● Task to complete:
Skip the pictures. Reproduce all other material exactly.

● Data lines:
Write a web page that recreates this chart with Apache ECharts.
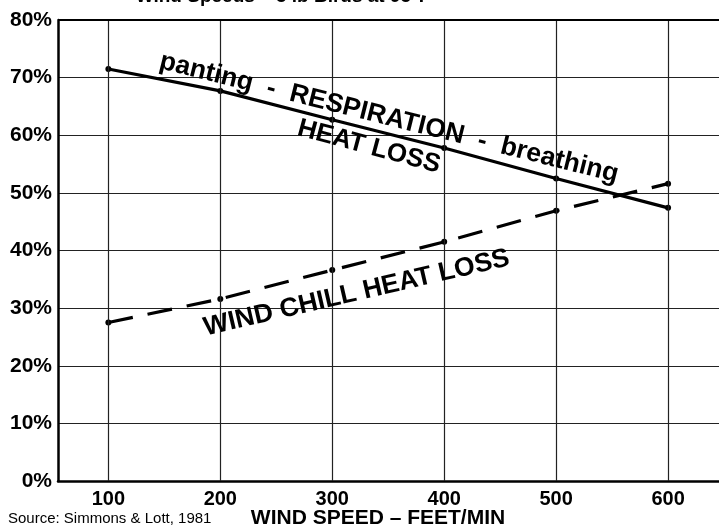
<!DOCTYPE html>
<html>
<head>
<meta charset="utf-8">
<script src="https://cdn.jsdelivr.net/npm/echarts@6/dist/echarts.min.js"></script>
<style>
html,body{margin:0;padding:0;background:#fff;}
#chart{width:719px;height:527px;}
</style>
</head>
<body>
<div id="chart"></div>
<script>
// ---- data ----
const windSpeeds = [100, 200, 300, 400, 500, 600];
const respirationHeatLoss = [71.5, 67.7, 62.7, 57.8, 52.5, 47.4];
const windChillHeatLoss = [27.5, 31.6, 36.6, 41.5, 46.9, 51.6];
const yTicks = [0, 10, 20, 30, 40, 50, 60, 70, 80];
const xTickLabels = windSpeeds;
const titleText = 'Wind Speeds \u2013 5 lb Birds at 95\u00B0F';
const xAxisName = 'WIND SPEED \u2013 FEET/MIN';
const sourceText = 'Source: Simmons & Lott, 1981';
// annotation texts with anchor in data coords
const annoTexts = ['panting  -  RESPIRATION  -  breathing', 'HEAT LOSS', 'WIND CHILL HEAT LOSS'];
const annoX = [350.7, 332.8, 321.8];
const annoY = [63.0, 58.0, 32.6];
const annoAngle = [-14, -15, 13];
const annoSize = [26.5, 26, 26.5];

const FONT = '"Liberation Sans", Arial, Helvetica, sans-serif';
const chart = echarts.init(document.getElementById('chart'), null, {renderer: 'canvas'});

const option = {
  animation: false,
  backgroundColor: '#fff',
  grid: {left: 58, right: 0, top: 20, bottom: 46, containLabel: false},
  xAxis: {
    type: 'value', min: 55, max: 645.5,
    axisLine: {show: true, onZero: false, lineStyle: {color: '#000', width: 2.5}},
    axisTick: {show: false},
    splitLine: {show: false},
    axisLabel: {
      customValues: xTickLabels,
      color: '#000', fontSize: 20, fontWeight: 'bold', fontFamily: FONT, margin: 8
    }
  },
  yAxis: {
    type: 'value', min: yTicks[0], max: yTicks[yTicks.length - 1], interval: 10,
    axisLine: {show: true, lineStyle: {color: '#000', width: 2.5}},
    axisTick: {show: false},
    splitLine: {show: true, lineStyle: {color: '#222', width: 1.2}},
    axisLabel: {
      formatter: '{value}%', color: '#000', fontSize: 21, fontWeight: 'bold',
      fontFamily: FONT, margin: 6
    }
  },
  series: [
    {
      type: 'line', data: [], z: 1, silent: true,
      markLine: {
        silent: true, symbol: ['none', 'none'], label: {show: false},
        lineStyle: {type: 'solid', color: '#222', width: 1.2},
        data: windSpeeds.map(v => ({xAxis: v})).concat([{yAxis: yTicks[yTicks.length - 1], lineStyle: {color: '#000', width: 2.2}}])
      }
    },
    {
      type: 'line', z: 3,
      data: windSpeeds.map((x, i) => [x, respirationHeatLoss[i]]),
      symbol: 'circle', symbolSize: 6, showSymbol: true,
      itemStyle: {color: '#000'},
      lineStyle: {color: '#000', width: 3.2}
    },
    {
      type: 'line', z: 3,
      data: windSpeeds.map((x, i) => [x, windChillHeatLoss[i]]),
      symbol: 'circle', symbolSize: 6, showSymbol: true,
      itemStyle: {color: '#000'},
      lineStyle: {color: '#000', width: 3.2, type: [25, 15]}
    }
  ]
};
chart.setOption(option);

const graphics = [];
annoTexts.forEach((t, i) => {
  const p = chart.convertToPixel({gridIndex: 0}, [annoX[i], annoY[i]]);
  graphics.push({
    type: 'text', x: p[0], y: p[1], rotation: annoAngle[i] * Math.PI / 180, z: 10,
    style: {text: t, fill: '#000', font: 'bold ' + annoSize[i] + 'px ' + FONT, align: 'center', verticalAlign: 'middle'}
  });
});
graphics.push({
  type: 'text', x: 283, y: 6, z: 10,
  style: {text: titleText, fill: '#000', font: 'bold 19px ' + FONT, align: 'center', verticalAlign: 'bottom'}
});
graphics.push({
  type: 'text', x: 378, y: 518, z: 10,
  style: {text: xAxisName, fill: '#000', font: 'bold 21px ' + FONT, align: 'center', verticalAlign: 'middle'}
});
graphics.push({
  type: 'text', x: 8, y: 519, z: 10,
  style: {text: sourceText, fill: '#000', font: '15px ' + FONT, align: 'left', verticalAlign: 'middle'}
});
chart.setOption({graphic: graphics});
</script>
</body>
</html>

● Final result:
Write a web page that recreates this chart with Apache ECharts.
<!DOCTYPE html>
<html>
<head>
<meta charset="utf-8">
<script src="https://cdn.jsdelivr.net/npm/echarts@6/dist/echarts.min.js"></script>
<style>
html,body{margin:0;padding:0;background:#fff;}
#chart{width:719px;height:527px;}
</style>
</head>
<body>
<div id="chart"></div>
<script>
// ---- data ----
const windSpeeds = [100, 200, 300, 400, 500, 600];
const respirationHeatLoss = [71.5, 67.7, 62.7, 57.8, 52.5, 47.4];
const windChillHeatLoss = [27.5, 31.6, 36.6, 41.5, 46.9, 51.6];
const yTicks = [0, 10, 20, 30, 40, 50, 60, 70, 80];
const xTickLabels = windSpeeds;
const titleText = 'Wind Speeds \u2013 5 lb Birds at 95\u00B0F';
const xAxisName = 'WIND SPEED \u2013 FEET/MIN';
const sourceText = 'Source: Simmons & Lott, 1981';
// annotation texts with anchor in data coords
const annoTexts = ['panting  -  RESPIRATION  -  breathing', 'HEAT LOSS', 'WIND CHILL HEAT LOSS'];
const annoX = [350.7, 332.8, 321.8];
const annoY = [63.0, 58.0, 32.6];
const annoAngle = [-14, -15, 13];
const annoSize = [26.5, 26, 26.5];

const FONT = '"Liberation Sans", Arial, Helvetica, sans-serif';
const chart = echarts.init(document.getElementById('chart'), null, {renderer: 'canvas'});

const option = {
  animation: false,
  backgroundColor: '#fff',
  grid: {left: 58, right: 0, top: 20, bottom: 46, containLabel: false},
  xAxis: {
    type: 'value', min: 55, max: 645.5,
    axisLine: {show: true, onZero: false, lineStyle: {color: '#000', width: 2.5}},
    axisTick: {show: false},
    splitLine: {show: false},
    axisLabel: {
      customValues: xTickLabels,
      color: '#000', fontSize: 20, fontWeight: 'bold', fontFamily: FONT, margin: 8
    }
  },
  yAxis: {
    type: 'value', min: yTicks[0], max: yTicks[yTicks.length - 1], interval: 10,
    axisLine: {show: true, lineStyle: {color: '#000', width: 2.5}},
    axisTick: {show: false},
    splitLine: {show: true, lineStyle: {color: '#222', width: 1.2}},
    axisLabel: {
      formatter: '{value}%', color: '#000', fontSize: 21, fontWeight: 'bold',
      fontFamily: FONT, margin: 6
    }
  },
  series: [
    {
      type: 'line', data: [], z: 1, silent: true,
      markLine: {
        silent: true, symbol: ['none', 'none'], label: {show: false},
        lineStyle: {type: 'solid', color: '#222', width: 1.2},
        data: windSpeeds.map(v => ({xAxis: v})).concat([{yAxis: yTicks[yTicks.length - 1], lineStyle: {color: '#000', width: 2.2}}])
      }
    },
    {
      type: 'line', z: 3,
      data: windSpeeds.map((x, i) => [x, respirationHeatLoss[i]]),
      symbol: 'circle', symbolSize: 6, showSymbol: true,
      itemStyle: {color: '#000'},
      lineStyle: {color: '#000', width: 3.2}
    },
    {
      type: 'line', z: 3,
      data: windSpeeds.map((x, i) => [x, windChillHeatLoss[i]]),
      symbol: 'circle', symbolSize: 6, showSymbol: true,
      itemStyle: {color: '#000'},
      lineStyle: {color: '#000', width: 3.2, type: [25, 15]}
    }
  ]
};
chart.setOption(option);

const graphics = [];
annoTexts.forEach((t, i) => {
  const p = chart.convertToPixel({gridIndex: 0}, [annoX[i], annoY[i]]);
  graphics.push({
    type: 'text', x: p[0], y: p[1], rotation: annoAngle[i] * Math.PI / 180, z: 10,
    style: {text: t, fill: '#000', font: 'bold ' + annoSize[i] + 'px ' + FONT, align: 'center', verticalAlign: 'middle'}
  });
});
graphics.push({
  type: 'text', x: 283, y: 6, z: 10,
  style: {text: titleText, fill: '#000', font: 'bold 19px ' + FONT, align: 'center', verticalAlign: 'bottom'}
});
graphics.push({
  type: 'text', x: 378, y: 518, z: 10,
  style: {text: xAxisName, fill: '#000', font: 'bold 21px ' + FONT, align: 'center', verticalAlign: 'middle'}
});
graphics.push({
  type: 'text', x: 8, y: 519, z: 10,
  style: {text: sourceText, fill: '#000', font: '15px ' + FONT, align: 'left', verticalAlign: 'middle'}
});
chart.setOption({graphic: graphics});
</script>
</body>
</html>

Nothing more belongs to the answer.